Изменить размер шрифта - +

     Одна сторона Енисейских полей просто купалась в лучах солнца, и на улице было не холодно.
     Латыш вышел без пальто, только в костюме и серой фетровой шляпе, медленно дошел до площади Звезды; казалось, ни о чем кроме прогулки на свежем воздухе он и не помышляет.
     Мегрэ, не думая прятаться, шел за ним на небольшом расстоянии. Прогулка эта доставляла ему совсем немного радости: при каждом движении повязка напоминала о себе.
     На углу улицы Берри в нескольких шагах от Мегрэ раздался негромкий свист, но комиссар не обратил на него внимания. Свист повторился. Тогда Мегрэ обернулся и увидел инспектора Дюфура, который, самозабвенно жестикулируя, пытался с помощью таинственных знаков дать понять своему шефу, что ему надо кое-что сообщить.
     Инспектор стоял на улице Берри, делая вид, что увлеченно разглядывает витрину аптеки: при этом казалось, что все эти жесты обращены к восковой голове женщины, одна щека которой была основательно поражена экземой.
     - Подойди! Пошли. Живо.
     Дюфур был и возмущен и огорчен одновременно. Битый час он бродит вокруг отеля, прибегая для маскировки к самым изощренным хитростям, а тут комиссар сразу предлагает ему себя обнаружить!
     - Что случилось?
     - Эта женщина...
     - Вышла из гостиницы?
     - Она здесь. А так как вы заставили меня к вам подойти, она сейчас нас видит...
     - Где она?
     - В "Селекте". Она сидит там. Да вот же! Занавеска шевелится.
     - Продолжай наблюдение.
     - В открытую?
     - Поди выпей аперитив за соседним с ней столиком, если это доставит тебе развлечение.
     Теперь, когда борьба достигла предельного накала, прятаться было бесполезно.
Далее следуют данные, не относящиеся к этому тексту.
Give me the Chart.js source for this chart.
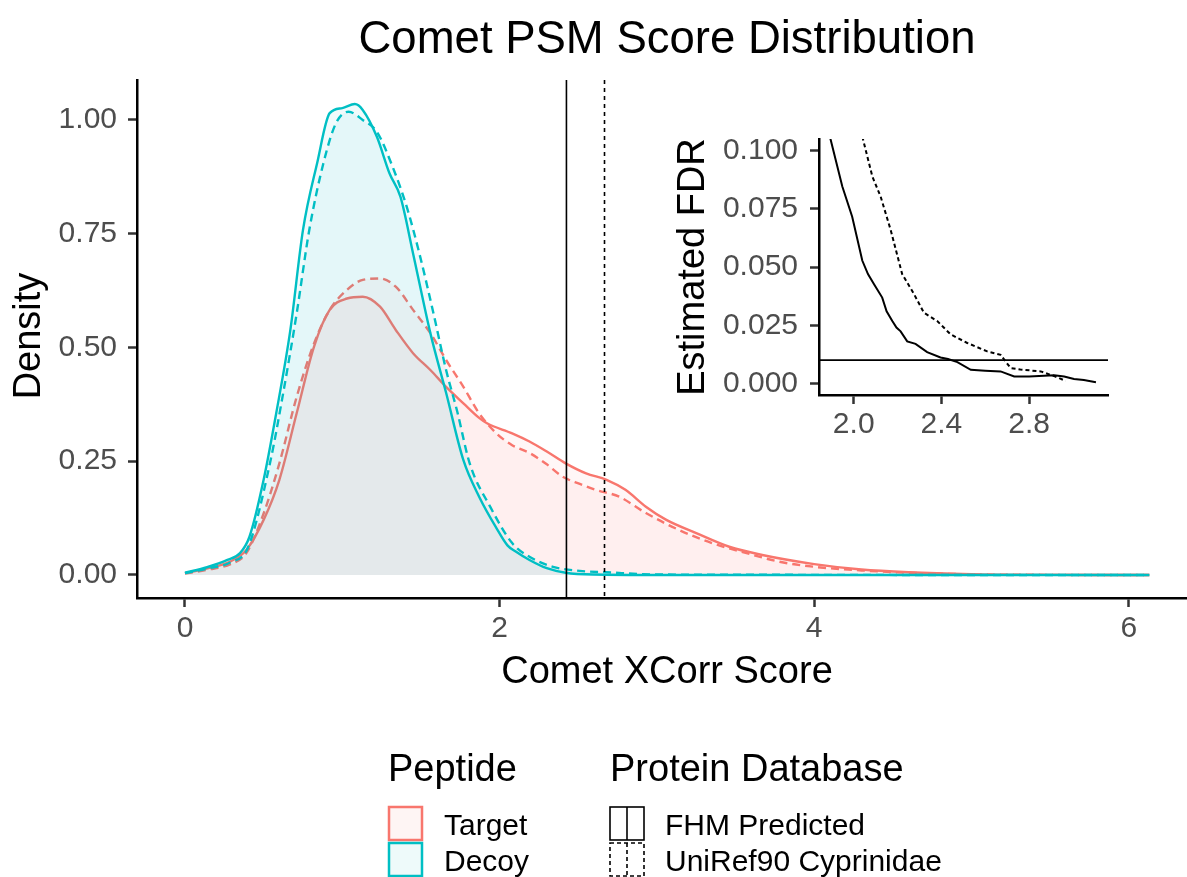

Мегрэ пошел догонять Латыша, которого обнаружил в двухстах метрах впереди - тому и в голову не пришло воспользоваться встречей двух полицейских, чтобы ускользнуть от наблюдения.
     Да и зачем? Игра велась на новом поле. Противники были на виду друг у друга. Почти все карты были биты.
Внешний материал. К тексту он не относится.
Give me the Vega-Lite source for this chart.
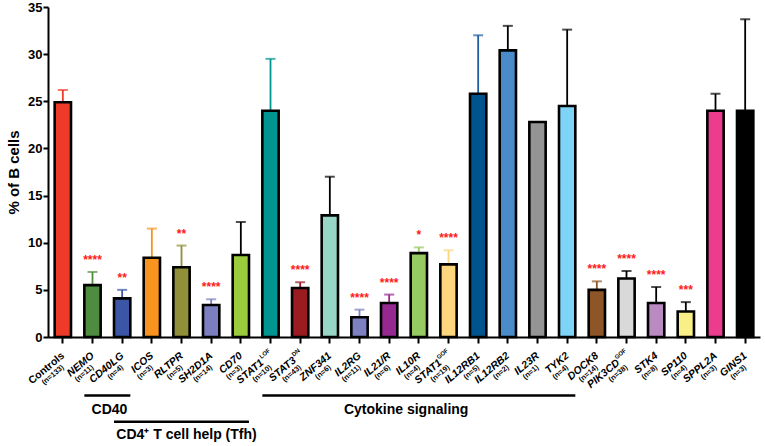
{
  "$schema": "https://vega.github.io/schema/vega-lite/v6.json",
  "width": 712,
  "height": 330,
  "autosize": {"type": "none"},
  "padding": {"left": 48, "top": 7, "right": 5, "bottom": 109},
  "config": {
    "font": "Liberation Sans",
    "view": {"stroke": null},
    "axis": {
      "domainColor": "black",
      "domainWidth": 2,
      "tickColor": "black",
      "tickWidth": 2,
      "labelColor": "black",
      "titleColor": "black",
      "grid": false
    },
    "axisY": {
      "tickSize": 5,
      "labelFontSize": 13,
      "labelFontWeight": "bold",
      "labelPadding": 1,
      "titleFontSize": 15,
      "titleFontWeight": "bold",
      "titlePadding": 6
    },
    "axisX": {"labels": false, "tickSize": 6}
  },
  "datasets": {
    "genes": [
      {"gene": "Controls", "name": "Controls", "sup": "", "n": "(n=133)", "value": 24.9, "upper": 26.2, "sig": ""},
      {"gene": "NEMO", "name": "NEMO", "sup": "", "n": "(n=11)", "value": 5.5, "upper": 6.9, "sig": "****"},
      {"gene": "CD40LG", "name": "CD40LG", "sup": "", "n": "(n=4)", "value": 4.1, "upper": 5.0, "sig": "**"},
      {"gene": "ICOS", "name": "ICOS", "sup": "", "n": "(n=3)", "value": 8.4, "upper": 11.5, "sig": ""},
      {"gene": "RLTPR", "name": "RLTPR", "sup": "", "n": "(n=5)", "value": 7.4, "upper": 9.7, "sig": "**"},
      {"gene": "SH2D1A", "name": "SH2D1A", "sup": "", "n": "(n=14)", "value": 3.4, "upper": 4.0, "sig": "****"},
      {"gene": "CD70", "name": "CD70", "sup": "", "n": "(n=3)", "value": 8.7, "upper": 12.2, "sig": ""},
      {"gene": "STAT1 LOF", "name": "STAT1", "sup": "LOF", "n": "(n=10)", "value": 24.0, "upper": 29.5, "sig": ""},
      {"gene": "STAT3 DN", "name": "STAT3", "sup": "DN", "n": "(n=43)", "value": 5.2, "upper": 5.8, "sig": "****"},
      {"gene": "ZNF341", "name": "ZNF341", "sup": "", "n": "(n=6)", "value": 12.9, "upper": 17.0, "sig": ""},
      {"gene": "IL2RG", "name": "IL2RG", "sup": "", "n": "(n=11)", "value": 2.1, "upper": 2.9, "sig": "****"},
      {"gene": "IL21/R", "name": "IL21/R", "sup": "", "n": "(n=6)", "value": 3.6, "upper": 4.5, "sig": "****"},
      {"gene": "IL10R", "name": "IL10R", "sup": "", "n": "(n=4)", "value": 8.9, "upper": 9.5, "sig": "*"},
      {"gene": "STAT1 GOF", "name": "STAT1", "sup": "GOF", "n": "(n=19)", "value": 7.7, "upper": 9.2, "sig": "****"},
      {"gene": "IL12RB1", "name": "IL12RB1", "sup": "", "n": "(n=5)", "value": 25.8, "upper": 32.0, "sig": ""},
      {"gene": "IL12RB2", "name": "IL12RB2", "sup": "", "n": "(n=2)", "value": 30.4, "upper": 33.0, "sig": ""},
      {"gene": "IL23R", "name": "IL23R", "sup": "", "n": "(n=1)", "value": 22.8, "upper": null, "sig": ""},
      {"gene": "TYK2", "name": "TYK2", "sup": "", "n": "(n=4)", "value": 24.5, "upper": 32.6, "sig": ""},
      {"gene": "DOCK8", "name": "DOCK8", "sup": "", "n": "(n=14)", "value": 5.0, "upper": 5.9, "sig": "****"},
      {"gene": "PIK3CD GOF", "name": "PIK3CD", "sup": "GOF", "n": "(n=38)", "value": 6.2, "upper": 7.0, "sig": "****"},
      {"gene": "STK4", "name": "STK4", "sup": "", "n": "(n=8)", "value": 3.6, "upper": 5.3, "sig": "****"},
      {"gene": "SP110", "name": "SP110", "sup": "", "n": "(n=4)", "value": 2.7, "upper": 3.7, "sig": "***"},
      {"gene": "SPPL2A", "name": "SPPL2A", "sup": "", "n": "(n=3)", "value": 24.0, "upper": 25.8, "sig": ""},
      {"gene": "GINS1", "name": "GINS1", "sup": "", "n": "(n=3)", "value": 24.0, "upper": 33.7, "sig": ""}
    ],
    "groups": [
      {"label": "CD40", "first": "NEMO", "last": "CD40LG", "tier": 1},
      {"label": "CD4⁺ T cell help (Tfh)", "first": "CD40LG", "last": "CD70", "tier": 2},
      {"label": "Cytokine signaling", "first": "STAT1 LOF", "last": "TYK2", "tier": 1}
    ]
  },
  "data": {"name": "genes"},
  "encoding": {
    "x": {
      "field": "gene",
      "type": "nominal",
      "title": null,
      "scale": {
        "domain": ["Controls", "NEMO", "CD40LG", "ICOS", "RLTPR", "SH2D1A", "CD70", "STAT1 LOF", "STAT3 DN", "ZNF341", "IL2RG", "IL21/R", "IL10R", "STAT1 GOF", "IL12RB1", "IL12RB2", "IL23R", "TYK2", "DOCK8", "PIK3CD GOF", "STK4", "SP110", "SPPL2A", "GINS1"],
        "paddingInner": 0.45,
        "paddingOuter": 0.225
      }
    }
  },
  "layer": [
    {
      "transform": [{"filter": "datum.upper != null"}],
      "encoding": {
        "color": {
          "field": "gene",
          "type": "nominal",
          "legend": null,
          "scale": {
            "domain": ["Controls", "NEMO", "CD40LG", "ICOS", "RLTPR", "SH2D1A", "CD70", "STAT1 LOF", "STAT3 DN", "ZNF341", "IL2RG", "IL21/R", "IL10R", "STAT1 GOF", "IL12RB1", "IL12RB2", "IL23R", "TYK2", "DOCK8", "PIK3CD GOF", "STK4", "SP110", "SPPL2A", "GINS1"],
            "range": ["#ee3a28", "#4e8d3f", "#3b56a6", "#f7931e", "#918f38", "#7b7fbf", "#000000", "#009590", "#9a1c20", "#000000", "#7d81c1", "#952891", "#96cb63", "#fdd67e", "#1f5fa0", "#000000", "#000000", "#000000", "#8e5526", "#000000", "#000000", "#000000", "#000000", "#000000"]
          }
        }
      },
      "layer": [
        {
          "mark": {"type": "rule", "strokeWidth": 1.8},
          "encoding": {
            "y": {"field": "value", "type": "quantitative", "title": "% of B cells", "scale": {"domain": [0, 35], "nice": false}},
            "y2": {"field": "upper"}
          }
        },
        {
          "mark": {"type": "tick", "size": 10, "thickness": 2},
          "encoding": {
            "y": {"field": "upper", "type": "quantitative", "title": "% of B cells"}
          }
        }
      ]
    },
    {
      "mark": {"type": "bar", "stroke": "black", "strokeWidth": 2.6},
      "encoding": {
        "y": {
          "field": "value",
          "type": "quantitative",
          "title": "% of B cells",
          "scale": {"domain": [0, 35], "nice": false},
          "axis": {"values": [0, 5, 10, 15, 20, 25, 30, 35]}
        },
        "color": {
          "field": "gene",
          "type": "nominal",
          "legend": null,
          "scale": {
            "domain": ["Controls", "NEMO", "CD40LG", "ICOS", "RLTPR", "SH2D1A", "CD70", "STAT1 LOF", "STAT3 DN", "ZNF341", "IL2RG", "IL21/R", "IL10R", "STAT1 GOF", "IL12RB1", "IL12RB2", "IL23R", "TYK2", "DOCK8", "PIK3CD GOF", "STK4", "SP110", "SPPL2A", "GINS1"],
            "range": ["#ee3a28", "#4e8d3f", "#3b56a6", "#f7931e", "#918f38", "#7b7fbf", "#9bcb3c", "#009590", "#9a1c20", "#97d6c4", "#7d81c1", "#952891", "#96cb63", "#fdd67e", "#00548e", "#4a8cca", "#949494", "#7ed4f6", "#8e5526", "#d9d9d9", "#b98bc1", "#f8f086", "#ec3c8d", "#000000"]
          }
        }
      }
    },
    {
      "transform": [{"filter": "datum.sig != ''"}],
      "mark": {"type": "text", "color": "#ff1a1a", "fontSize": 12, "fontWeight": "bold", "baseline": "alphabetic", "dy": -8},
      "encoding": {
        "y": {"field": "upper", "type": "quantitative", "title": "% of B cells"},
        "text": {"field": "sig"}
      }
    },
    {
      "transform": [{"filter": "datum.gene == 'Controls'"}],
      "mark": {"type": "text", "angle": -40, "align": "right", "baseline": "middle", "dx": -11, "dy": 13.6, "fontSize": 10.5, "fontWeight": "bold", "color": "black"},
      "encoding": {"y": {"datum": 0}, "text": {"field": "name"}}
    },
    {
      "transform": [{"filter": "datum.gene != 'Controls' && datum.sup == ''"}],
      "mark": {"type": "text", "angle": -40, "align": "right", "baseline": "middle", "dx": -11, "dy": 13.6, "fontSize": 10.5, "fontWeight": "bold", "fontStyle": "italic", "color": "black"},
      "encoding": {"y": {"datum": 0}, "text": {"field": "name"}}
    },
    {
      "transform": [{"filter": "datum.sup == 'DN'"}],
      "mark": {"type": "text", "angle": -40, "align": "right", "baseline": "middle", "dx": -18.5, "dy": 13.6, "fontSize": 10.5, "fontWeight": "bold", "fontStyle": "italic", "color": "black"},
      "encoding": {"y": {"datum": 0}, "text": {"field": "name"}}
    },
    {
      "transform": [{"filter": "datum.sup == 'LOF' || datum.sup == 'GOF'"}],
      "mark": {"type": "text", "angle": -40, "align": "right", "baseline": "middle", "dx": -22, "dy": 13.6, "fontSize": 10.5, "fontWeight": "bold", "fontStyle": "italic", "color": "black"},
      "encoding": {"y": {"datum": 0}, "text": {"field": "name"}}
    },
    {
      "transform": [{"filter": "datum.sup != ''"}],
      "mark": {"type": "text", "angle": -40, "align": "right", "baseline": "middle", "dx": -9, "dy": 9, "fontSize": 6, "fontWeight": "bold", "color": "black"},
      "encoding": {"y": {"datum": 0}, "text": {"field": "sup"}}
    },
    {
      "mark": {"type": "text", "angle": -40, "align": "right", "baseline": "middle", "dx": -18.7, "dy": 22.8, "fontSize": 7.5, "fontWeight": "bold", "color": "black"},
      "encoding": {"y": {"datum": 0}, "text": {"field": "n"}}
    },
    {
      "data": {"name": "groups"},
      "transform": [{"filter": "datum.tier == 1"}],
      "mark": {"type": "rule", "strokeWidth": 2.5, "color": "black"},
      "encoding": {
        "x": {"field": "first", "type": "nominal", "title": null, "bandPosition": 0},
        "x2": {"field": "last", "bandPosition": 1},
        "y": {"datum": -6.2}
      }
    },
    {
      "data": {"name": "groups"},
      "transform": [{"filter": "datum.tier == 2"}],
      "mark": {"type": "rule", "strokeWidth": 2.5, "color": "black"},
      "encoding": {
        "x": {"field": "first", "type": "nominal", "title": null, "bandPosition": 0},
        "x2": {"field": "last", "bandPosition": 1},
        "y": {"datum": -9.0}
      }
    },
    {
      "data": {"name": "groups"},
      "transform": [{"filter": "datum.label == 'CD40'"}],
      "mark": {"type": "text", "fontSize": 14, "fontWeight": "bold", "color": "black", "baseline": "middle", "dx": 17},
      "encoding": {
        "x": {"datum": "NEMO"},
        "y": {"datum": -7.7},
        "text": {"field": "label"}
      }
    },
    {
      "data": {"name": "groups"},
      "transform": [{"filter": "datum.label == 'Cytokine signaling'"}],
      "mark": {"type": "text", "fontSize": 14, "fontWeight": "bold", "color": "black", "baseline": "middle", "dx": 17},
      "encoding": {
        "x": {"datum": "IL21/R"},
        "y": {"datum": -7.7},
        "text": {"field": "label"}
      }
    },
    {
      "data": {"name": "groups"},
      "transform": [{"filter": "datum.tier == 2"}],
      "mark": {"type": "text", "fontSize": 14, "fontWeight": "bold", "color": "black", "baseline": "middle", "dx": 5},
      "encoding": {
        "x": {"datum": "RLTPR"},
        "y": {"datum": -10.4},
        "text": {"field": "label"}
      }
    }
  ],
  "resolve": {"scale": {"color": "independent"}}
}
     Петерс дважды прошелся от площади Звезды до Круглой площади, и Мегрэ, изучивший, казалось, его внешность до мельчайших подробностей, сумел теперь разобраться и в особенностях его характера.
     Латыш обладал нервной, утонченной внешностью: порода чувствовалась скорее в нем, чем в Мортимере, но порода эта была особой, характерной для выходцев с севера Европы.
     Мегрэ знавал несколько человек такого склада, все они были интеллектуалами. И те, кого он встречал в Латинском квартале, когда еще не бросил изучать медицину, всегда оставались загадкой для его латинского ума. Ему припомнился один из них, тощий белобрысый поляк, который начал лысеть уже в двадцать два года; у него на родине мать работала прислугой, а он в течение всех семи лет обучения ходил в башмаках на босу ногу и довольствовался на все про все куском хлеба и одним яйцом вместо ежедневного завтрака, обеда и ужина.
     Он не мог покупать печатные конспекты и вынужден был заниматься в публичных библиотеках.
     Париж, женщины, французы - ничто для него не существовало. Но едва он закончил курс обучения, как ему предложили занять крупную кафедру в Варшаве. Пять лет спустя Мегрэ снова увидел его в Париже в составе делегации иностранных ученых; он был так же сух, холоден, но обедал в Елисейском дворце {резиденция президента Франции}.
     Знавал комиссар и других. Людьми они были разными, но почти все поражали его количеством и разнообразием вещей, которые они хотели познать и познавали.